Task prompt ▸ Give back the records below exactly, every one, with no pictures.

Extracted records ▸
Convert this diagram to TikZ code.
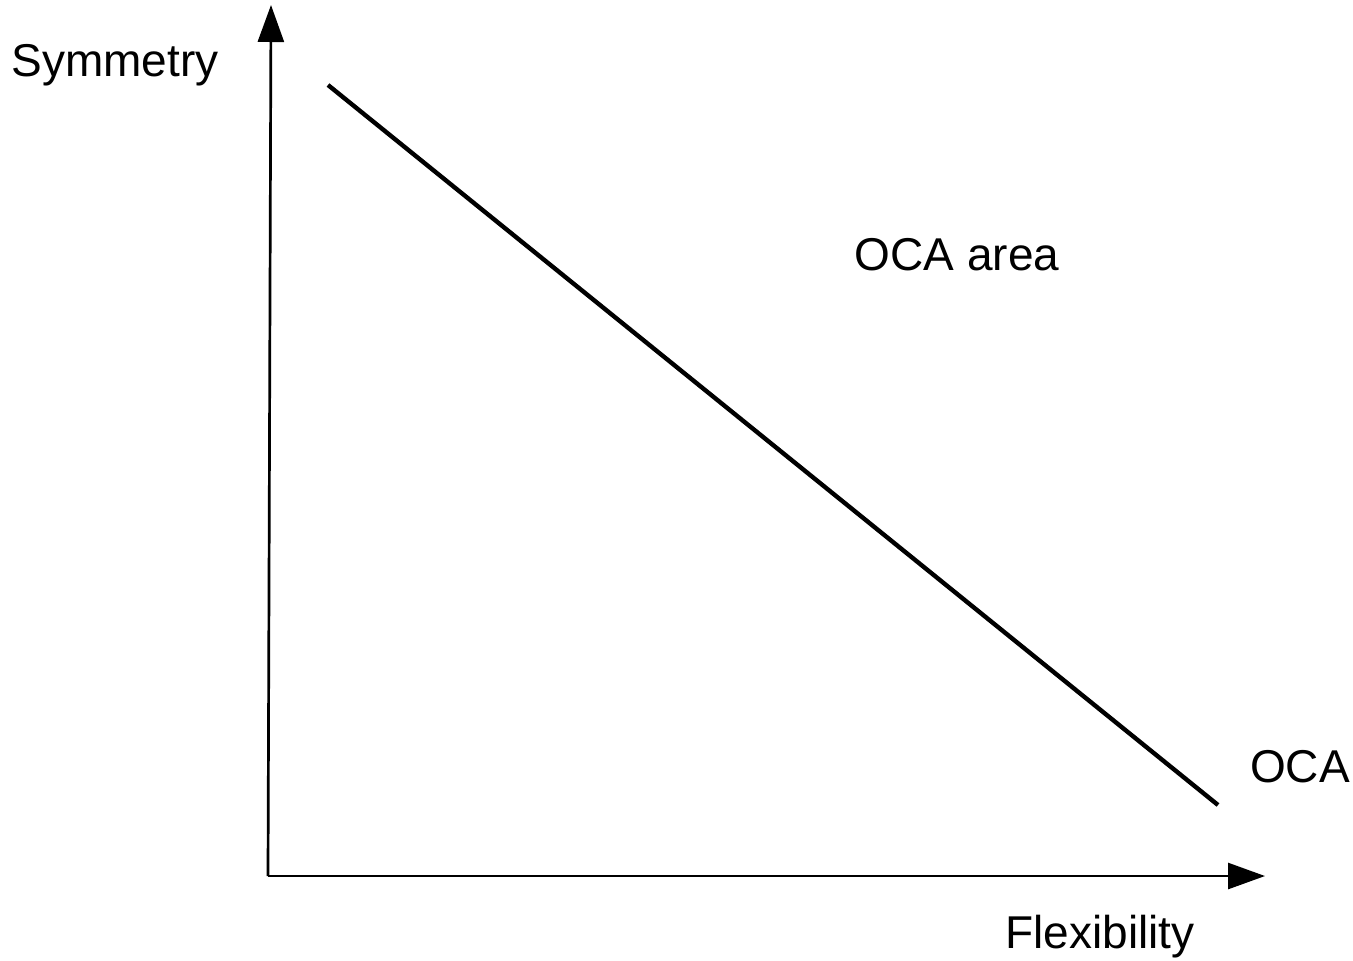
\documentclass[tikz,border=0pt]{standalone}
\usepackage{fontspec}
\setmainfont{Liberation Sans}
\usetikzlibrary{arrows.meta}

\begin{document}
\begin{tikzpicture}[x=0.5pt,y=-0.5pt,
  axis/.style={line width=1.35pt, -{Triangle[length=18.5pt,width=13pt]}},
  lbl/.style={font=\fontsize{23}{27}\selectfont, inner sep=0pt}]
\useasboundingbox (0,0) rectangle (1353,960);
\coordinate (origin) at (268,876);
\coordinate (ytip) at (271,5);
\coordinate (xtip) at (1265,876);
\coordinate (lstart) at (328,85);
\coordinate (lend) at (1218,805);
\draw[axis] (origin) -- (ytip);
\draw[axis] (origin) -- (xtip);
\draw[line width=2.2pt] (lstart) -- (lend);
\node[lbl] (sym) at (115,65) {Symmetry};
\node[lbl] (area) at (957,255) {OCA area};
\node[lbl] (oca) at (1300,767) {OCA};
\node[lbl] (flex) at (1100,937) {Flexibility};
\end{tikzpicture}
\end{document}
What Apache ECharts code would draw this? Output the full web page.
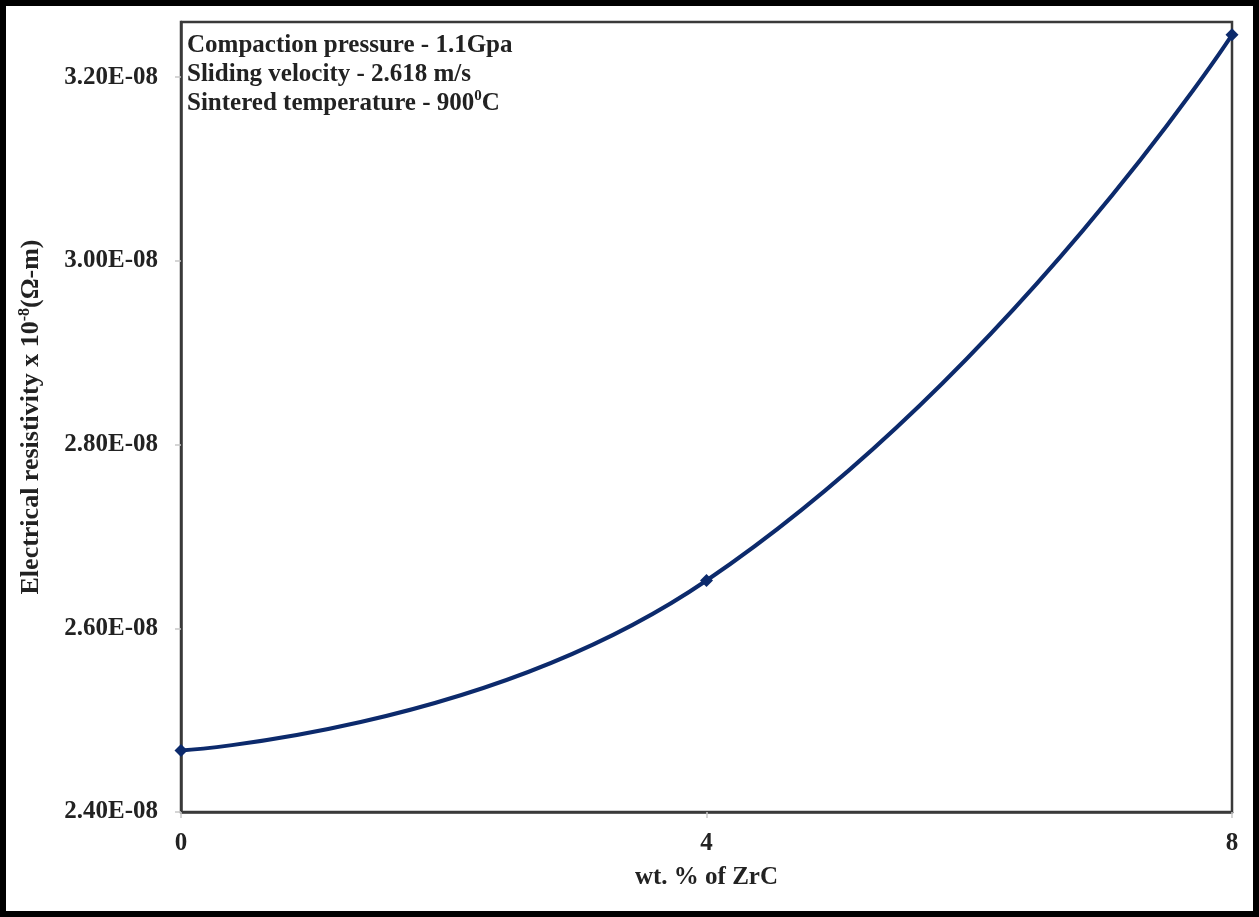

Right answer ▸
Convert this diagram to TikZ code.
\documentclass[tikz,border=0pt]{standalone}
\usepackage{fontspec}
\setmainfont{Liberation Sans}
\usetikzlibrary{arrows.meta}

\begin{document}
\begin{tikzpicture}[x=0.5pt,y=-0.5pt,
  axis/.style={line width=1.35pt, -{Triangle[length=18.5pt,width=13pt]}},
  lbl/.style={font=\fontsize{23}{27}\selectfont, inner sep=0pt}]
\useasboundingbox (0,0) rectangle (1353,960);
\coordinate (origin) at (268,876);
\coordinate (ytip) at (271,5);
\coordinate (xtip) at (1265,876);
\coordinate (lstart) at (328,85);
\coordinate (lend) at (1218,805);
\draw[axis] (origin) -- (ytip);
\draw[axis] (origin) -- (xtip);
\draw[line width=2.2pt] (lstart) -- (lend);
\node[lbl] (sym) at (115,65) {Symmetry};
\node[lbl] (area) at (957,255) {OCA area};
\node[lbl] (oca) at (1300,767) {OCA};
\node[lbl] (flex) at (1100,937) {Flexibility};
\end{tikzpicture}
\end{document}
What Apache ECharts code would draw this? Output the full web page.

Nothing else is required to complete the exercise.